- [Work to complete]: Reproduce, character for character, the lines below from the first through the one with "mpl.rcParams['font.family'] = ['Liberation". Leave pictures out.

※

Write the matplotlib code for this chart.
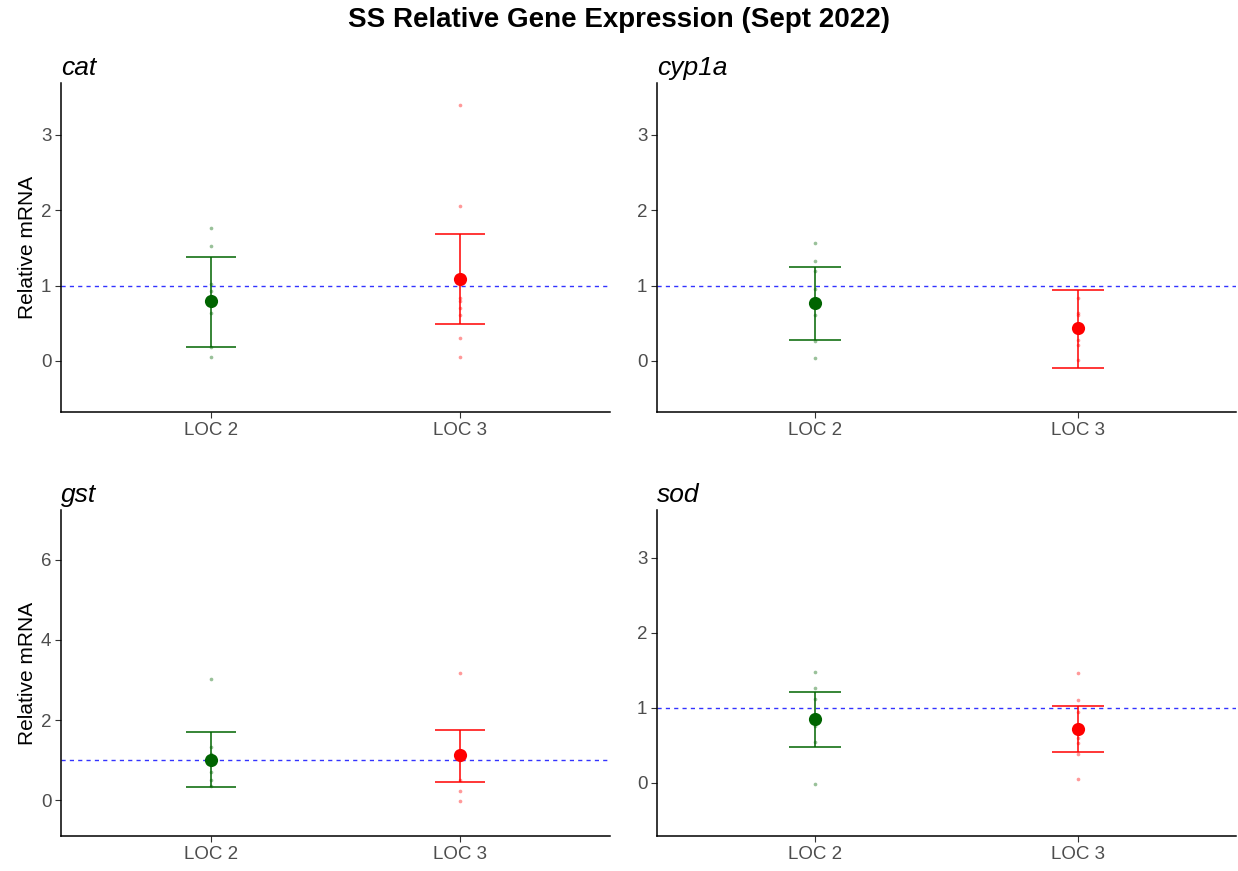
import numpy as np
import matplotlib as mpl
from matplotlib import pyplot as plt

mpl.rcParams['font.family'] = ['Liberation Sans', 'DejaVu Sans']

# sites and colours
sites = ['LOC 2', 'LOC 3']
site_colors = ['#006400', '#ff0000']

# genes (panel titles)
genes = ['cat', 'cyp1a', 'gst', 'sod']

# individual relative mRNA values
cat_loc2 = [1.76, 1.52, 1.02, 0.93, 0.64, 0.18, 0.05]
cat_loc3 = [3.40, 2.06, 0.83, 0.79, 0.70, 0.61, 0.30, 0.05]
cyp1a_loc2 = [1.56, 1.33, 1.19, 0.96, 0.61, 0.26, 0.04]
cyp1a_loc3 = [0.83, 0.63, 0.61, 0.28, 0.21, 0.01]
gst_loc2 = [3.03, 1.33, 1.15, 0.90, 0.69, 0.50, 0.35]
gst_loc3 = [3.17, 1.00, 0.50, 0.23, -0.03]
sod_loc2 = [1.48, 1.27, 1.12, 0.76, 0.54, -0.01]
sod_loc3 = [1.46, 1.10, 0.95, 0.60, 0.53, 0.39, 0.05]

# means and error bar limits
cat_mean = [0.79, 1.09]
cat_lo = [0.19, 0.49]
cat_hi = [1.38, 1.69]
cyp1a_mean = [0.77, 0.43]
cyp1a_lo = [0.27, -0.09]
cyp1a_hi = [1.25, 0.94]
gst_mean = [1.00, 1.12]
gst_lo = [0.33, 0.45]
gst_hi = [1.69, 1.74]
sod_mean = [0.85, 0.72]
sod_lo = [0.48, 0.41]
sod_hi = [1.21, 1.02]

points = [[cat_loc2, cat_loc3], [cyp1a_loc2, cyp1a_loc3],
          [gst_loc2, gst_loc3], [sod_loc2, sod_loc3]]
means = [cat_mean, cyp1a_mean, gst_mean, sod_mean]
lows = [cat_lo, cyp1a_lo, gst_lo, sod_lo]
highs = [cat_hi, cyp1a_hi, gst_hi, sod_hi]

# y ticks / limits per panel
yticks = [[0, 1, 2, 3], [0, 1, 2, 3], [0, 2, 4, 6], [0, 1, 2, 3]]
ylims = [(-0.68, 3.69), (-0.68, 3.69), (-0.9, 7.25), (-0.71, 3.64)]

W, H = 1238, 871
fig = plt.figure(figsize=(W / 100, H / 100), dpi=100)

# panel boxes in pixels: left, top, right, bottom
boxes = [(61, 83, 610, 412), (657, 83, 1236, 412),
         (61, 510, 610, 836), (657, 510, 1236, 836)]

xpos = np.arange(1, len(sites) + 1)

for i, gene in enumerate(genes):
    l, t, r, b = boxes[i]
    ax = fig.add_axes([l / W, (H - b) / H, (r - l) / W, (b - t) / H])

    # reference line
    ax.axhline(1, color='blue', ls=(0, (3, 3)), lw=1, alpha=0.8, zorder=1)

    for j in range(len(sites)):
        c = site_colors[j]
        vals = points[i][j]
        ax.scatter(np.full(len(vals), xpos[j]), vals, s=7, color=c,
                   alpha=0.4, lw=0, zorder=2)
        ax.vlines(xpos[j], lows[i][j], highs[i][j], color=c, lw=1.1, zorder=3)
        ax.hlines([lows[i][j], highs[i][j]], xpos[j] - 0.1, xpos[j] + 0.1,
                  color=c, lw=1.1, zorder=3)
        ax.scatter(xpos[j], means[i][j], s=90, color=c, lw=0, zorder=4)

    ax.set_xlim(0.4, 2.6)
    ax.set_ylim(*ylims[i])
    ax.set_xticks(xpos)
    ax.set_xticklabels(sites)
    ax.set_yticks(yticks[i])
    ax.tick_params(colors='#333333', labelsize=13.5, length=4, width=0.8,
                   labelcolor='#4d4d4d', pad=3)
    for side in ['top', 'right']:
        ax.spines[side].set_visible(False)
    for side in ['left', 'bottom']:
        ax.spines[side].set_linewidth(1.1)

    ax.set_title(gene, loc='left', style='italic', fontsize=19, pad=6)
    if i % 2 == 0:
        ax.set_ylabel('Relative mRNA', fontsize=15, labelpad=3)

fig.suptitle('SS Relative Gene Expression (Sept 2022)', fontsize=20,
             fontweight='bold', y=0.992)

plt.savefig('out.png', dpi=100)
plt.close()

※

- [Result of the exercise]:
Write the matplotlib code for this chart.
import numpy as np
import matplotlib as mpl
from matplotlib import pyplot as plt

mpl.rcParams['font.family'] = ['Liberation Sans', 'DejaVu Sans']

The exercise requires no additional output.